What is less certain, but I think, quite possible, is that time will show the current worldwide popularity of privatisation is another idea best described as “monumentally misguided“.
- The proper purpose of a political /economic system is to provide the best possible result for the greatest number of people.
- Capitalism and the free market are the most efficient ways available of sharing around scarce resources.
- Although capitalism and free markets are efficient, they are far from perfect. [think drug trafficking].
- Some government interference in the market place is necessary.
- Some government interference just makes things worse.
- Sometimes governments should just mind their own bloody business.
This is probably what most people believe. Where we might disagree is in how to achieve our goals, or where to draw a line between government and government-free policies.
Two of the very important assumptions [amongst many] on which much economic theory rests:
- Everyone who buys or sells makes rational decisions ; and
- Everyone who buys or sells has perfect information.
My gut reaction to the first of these is ROFLMAO, but the ‘perfect information’ assumption can provide a clue to when it is appropriate for a government to interfere.
When Adam Smith first wrote The Wealth of Nations - the bible by which Milton Freidman swore - he was writing at the beginning of the industrial revolution. In the 1770s, even Smith didn’t have perfect information about how the industrial revolution was panning out, but he quite reasonably believed if someone went to the market and bought a cheese which was no good, then it served him right. Let the buyer beware.
But when it comes to a modern car, or computer, or even a house, 250 years after Smith’s era it would be silly to expect everyone to have perfect information. Consumer protection helps to level the playing field a little, bridging the gap between the original theory of free markets, and today's reality.
To be fair to Friedman, he wasn’t totally indifferent to social inequalities; it’s likely he really believed his own theory that the more we leave the market alone, the better off everyone will be.
Traditionally, we place conservatives on the right of the political spectrum. Traditionally, conservatives don’t like to meddle in economics or human affairs, believing that when the time is right change will come and there is no need to force matters. The smaller the government’s power and influence the better.

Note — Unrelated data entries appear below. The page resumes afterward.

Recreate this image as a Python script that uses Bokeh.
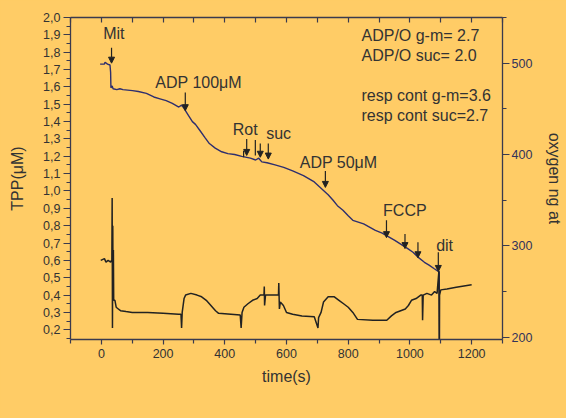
from bokeh.plotting import figure
from bokeh.models import (Range1d, LinearAxis, FixedTicker, CustomJSTickFormatter,
                          ColumnDataSource, Arrow, NormalHead)
from bokeh.core.properties import value
from bokeh.embed import file_html
from bokeh.resources import INLINE

# ---------------- data ----------------
# oxygen electrode trace (right axis, ng at)
oxy_t = [-4, 10, 12, 20, 28, 30, 31, 35, 38, 50, 60, 70, 101, 120, 146, 170, 190, 210, 230,
         251, 260, 267, 280, 295, 305, 320, 337, 350, 369, 390, 410, 432, 455, 483, 500, 510,
         520, 537, 560, 591, 620, 655, 690, 719, 735, 751, 765, 783, 800, 815, 850, 888, 910,
         951, 970, 993, 1010, 1025, 1047, 1062, 1079, 1092, 1095, 1096]
oxy_v = [499, 499, 501, 499, 498, 490, 473, 475, 472, 471, 472, 471, 470, 469, 467, 463, 461, 459, 456,
         452, 454, 451, 444, 436, 433, 426, 418, 412, 407, 403, 401, 400, 398, 396, 394, 396,
         392, 391, 389, 386, 382, 377, 370, 361, 356, 350, 344, 339, 333, 328, 324, 317, 314,
         306, 302, 297, 293, 288, 282, 279, 275, 272, 271, 180]

# TPP electrode trace (left axis, uM)
tpp_t = [-2, 10, 15, 22, 30, 33, 34, 35, 36, 37, 38, 39, 40, 44, 48, 55, 62, 80, 100, 150, 200,
         250, 258, 260, 262, 268, 273, 290, 310, 325, 340, 355, 370, 380, 420, 450, 453, 456,
         462, 475, 490, 505, 515, 527, 528, 529, 532, 560, 574, 575, 577, 580, 590, 600, 620,
         650, 690, 702, 704, 712, 720, 735, 755, 770, 785, 800, 815, 830, 880, 925, 940, 955,
         970, 985, 995, 1005, 1020, 1035, 1040, 1041, 1043, 1055, 1070, 1080, 1088, 1094, 1095,
         1096, 1100, 1120, 1150, 1165, 1200]
tpp_v = [0.60, 0.61, 0.59, 0.60, 0.59, 0.60, 0.60, 0.96, 0.21, 0.80, 0.40, 0.66, 0.37, 0.37, 0.33,
         0.32, 0.31, 0.305, 0.30, 0.30, 0.295, 0.29, 0.29, 0.21, 0.30, 0.38, 0.40, 0.41, 0.40,
         0.39, 0.37, 0.34, 0.31, 0.295, 0.29, 0.285, 0.21, 0.30, 0.33, 0.35, 0.37, 0.38, 0.40,
         0.40, 0.45, 0.34, 0.40, 0.40, 0.40, 0.47, 0.32, 0.36, 0.34, 0.30, 0.29, 0.28, 0.275,
         0.21, 0.27, 0.30, 0.36, 0.39, 0.39, 0.37, 0.35, 0.33, 0.30, 0.26, 0.255, 0.255, 0.28,
         0.30, 0.31, 0.32, 0.34, 0.37, 0.38, 0.40, 0.40, 0.255, 0.40, 0.41, 0.40, 0.42, 0.41,
         0.54, 0.10, 0.40, 0.43, 0.435, 0.445, 0.45, 0.46]

# event labels (placed on the oxygen scale)
event_labels = ["Mit", "ADP 100μM", "Rot", "suc", "ADP 50μM", "FCCP", "dit"]
event_label_t = [6, 175, 426, 534, 643, 913, 1085]
event_label_o = [532, 479, 427, 423, 391, 339, 300]

# addition arrows (time, start, end on oxygen scale)
arrow_t = [33, 272, 471, 515, 541, 726, 924, 984, 1026, 1092]
arrow_o0 = [517, 468, 417, 412, 412, 382, 328, 313, 304, 293]
arrow_o1 = [500, 448, 399, 397, 395, 364, 309, 297, 287, 272]
mark_t = [461, 499]
mark_o0 = [404, 416]
mark_o1 = [397, 399]

stats_text = ["ADP/O g-m= 2.7", "ADP/O suc= 2.0", "resp cont g-m=3.6", "resp cont suc=2.7"]
stats_t = [843, 843, 843, 843]
stats_o = [530, 508, 465, 443]

x_major = [0, 200, 400, 600, 800, 1000, 1200]
x_minor = [-100, 100, 300, 500, 700, 900, 1100, 1300]
x_top = [-100, 0, 100, 200, 300, 400, 500, 600, 700, 800, 900, 1000, 1100, 1200, 1300]
y_major = [0.2, 0.3, 0.4, 0.5, 0.6, 0.7, 0.8, 0.9, 1.0, 1.1, 1.2, 1.3, 1.4, 1.5, 1.6, 1.7,
           1.8, 1.9, 2.0]
y_minor = [0.15, 0.25, 0.35, 0.45, 0.55, 0.65, 0.75, 0.85, 0.95, 1.05, 1.15, 1.25, 1.35,
           1.45, 1.55, 1.65, 1.75, 1.85, 1.95]
o_major = [200, 300, 400, 500]
o_minor = [250, 350, 450, 550]

# ---------------- styling ----------------
BG = "#FFCC66"
AXC = "#3A3A4E"
TXT = "#333333"
FONT = "Liberation Sans"

p = figure(width=566, height=418, x_range=Range1d(-100, 1300), y_range=Range1d(0.144, 2.0),
           output_backend="svg", toolbar_location=None,
           min_border_left=70, min_border_right=58, min_border_top=17, min_border_bottom=79)
p.extra_y_ranges = {"oxy": Range1d(197.5, 550)}
p.background_fill_color = BG
p.border_fill_color = BG
p.outline_line_color = None
p.grid.visible = False


def style_axis(ax):
    ax.axis_line_color = AXC
    ax.axis_line_width = 1.3
    ax.major_tick_line_color = AXC
    ax.minor_tick_line_color = AXC
    ax.major_tick_line_width = 1.2
    ax.minor_tick_line_width = 1.2
    ax.major_label_text_font = FONT
    ax.major_label_text_color = TXT
    ax.major_label_text_font_size = "12.5px"
    ax.axis_label_text_font = FONT
    ax.axis_label_text_font_style = "normal"
    ax.axis_label_text_font_size = "16px"
    ax.axis_label_text_color = TXT


# left axis
ly = p.yaxis[0]
style_axis(ly)
ly.ticker = FixedTicker(ticks=y_major, minor_ticks=y_minor)
ly.formatter = CustomJSTickFormatter(code="return tick.toFixed(1).replace('.', ',');")
ly.major_tick_out = 7
ly.major_tick_in = 0
ly.minor_tick_out = 4
ly.minor_tick_in = 0
ly.major_label_standoff = 3
ly.axis_label = "TPP(μM)"
ly.axis_label_standoff = 14

# bottom axis
bx = p.xaxis[0]
style_axis(bx)
bx.ticker = FixedTicker(ticks=x_major, minor_ticks=x_minor)
bx.major_tick_out = 5
bx.major_tick_in = 0
bx.minor_tick_out = 4
bx.minor_tick_in = 0
bx.major_label_standoff = 4
bx.axis_label = "time(s)"
bx.axis_label_standoff = 7

# top axis (frame line with inward ticks, no labels)
tx = LinearAxis(ticker=FixedTicker(ticks=x_top, minor_ticks=[]),
                formatter=CustomJSTickFormatter(code="return '';"))
style_axis(tx)
tx.major_tick_in = 5
tx.major_tick_out = 0
tx.major_label_standoff = 0
p.add_layout(tx, "above")

# right axis (oxygen)
ry = LinearAxis(y_range_name="oxy", ticker=FixedTicker(ticks=o_major, minor_ticks=o_minor))
style_axis(ry)
ry.major_label_text_color = "#33335A"
ry.major_tick_out = 7
ry.major_tick_in = 0
ry.minor_tick_out = 4
ry.minor_tick_in = 0
ry.major_label_standoff = 2
ry.axis_label = "oxygen ng at"
ry.axis_label_standoff = 11
p.add_layout(ry, "right")

# traces
p.line(oxy_t, oxy_v, y_range_name="oxy", line_color="#2E2E6E", line_width=1.4)
p.line(tpp_t, tpp_v, line_color="#222222", line_width=1.5)

# addition arrows
asrc = ColumnDataSource(dict(x=arrow_t, y0=arrow_o0, y1=arrow_o1))
p.add_layout(Arrow(end=NormalHead(size=6, fill_color="#222222", line_color="#222222", line_width=1),
                   x_start="x", y_start="y0", x_end="x", y_end="y1", source=asrc,
                   y_range_name="oxy", line_color="#222222", line_width=1.2))
p.segment(x0=mark_t, y0=mark_o0, x1=mark_t, y1=mark_o1, y_range_name="oxy",
          line_color="#222222", line_width=1.2)

# event labels
p.text(x=event_label_t, y=event_label_o, text=event_labels, y_range_name="oxy",
       text_font=value(FONT), text_font_size="16px", text_color=TXT,
       text_align="left", text_baseline="middle")

# ratio texts
p.text(x=stats_t, y=stats_o, text=stats_text, y_range_name="oxy",
       text_font=value(FONT), text_font_size="16px", text_color=TXT,
       text_align="left", text_baseline="middle")

html = file_html(p, INLINE)
html = html.replace("</head>", "<style>html,body{background:%s;margin:0;}</style></head>" % BG, 1)
open("out.html", "w").write(html)
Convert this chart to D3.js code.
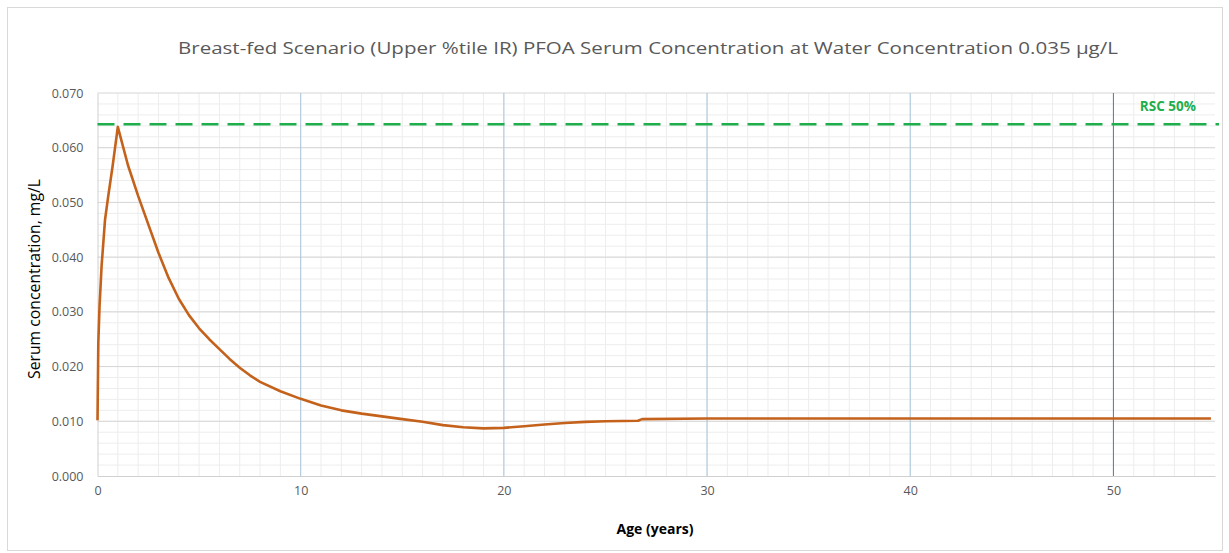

In some countries more than in others, the right is also synonymous with religious conservatism. If I were to hazard some guesses about why, some of the following ideas might rate a mention:
- Freedom of religion means governments should not be deciding what is right or wrong, for that is the Lord's job;
- Fundamentalists resent paying taxes to a government full of godless people;
- Fundamentalists resent subsidising godless lifestyles [e.g. supporting single mums and therefore encouraging careless promiscuity];
- Communism means even more government than capitalism does - tsk tsk tsk;
- The Russian model of Communism, as practised in the 20th Century, was not just godless but brutal - it also left people without basic, day to day goods and services;
- The good thing about waiting for change rather than wanting to push for it is that there's no need to question anything, or allow shades of grey to complicate matters. Claims like those of the Tea Party leaders, that God himself abhors big government, shift the burden of proof to those with more liberal inclinations;*
- Socialism is a Jewish [i.e. Anti-Christian] doctrine **
* to oversimplify: Christians from a range of different 'churches' can agree that God [i.e. Christ] exists and might also agree government should be small. On the other hand, people who tend to the left tend to disagree about everything amongst themselves, e.g. is this problem caused by class exploitation, racism, or sexism? They might agree in general terms on goals but different priorities or isms prevent them from speaking with a united voice against the very values and attitudes they all want to change.
**please don't shoot this messenger!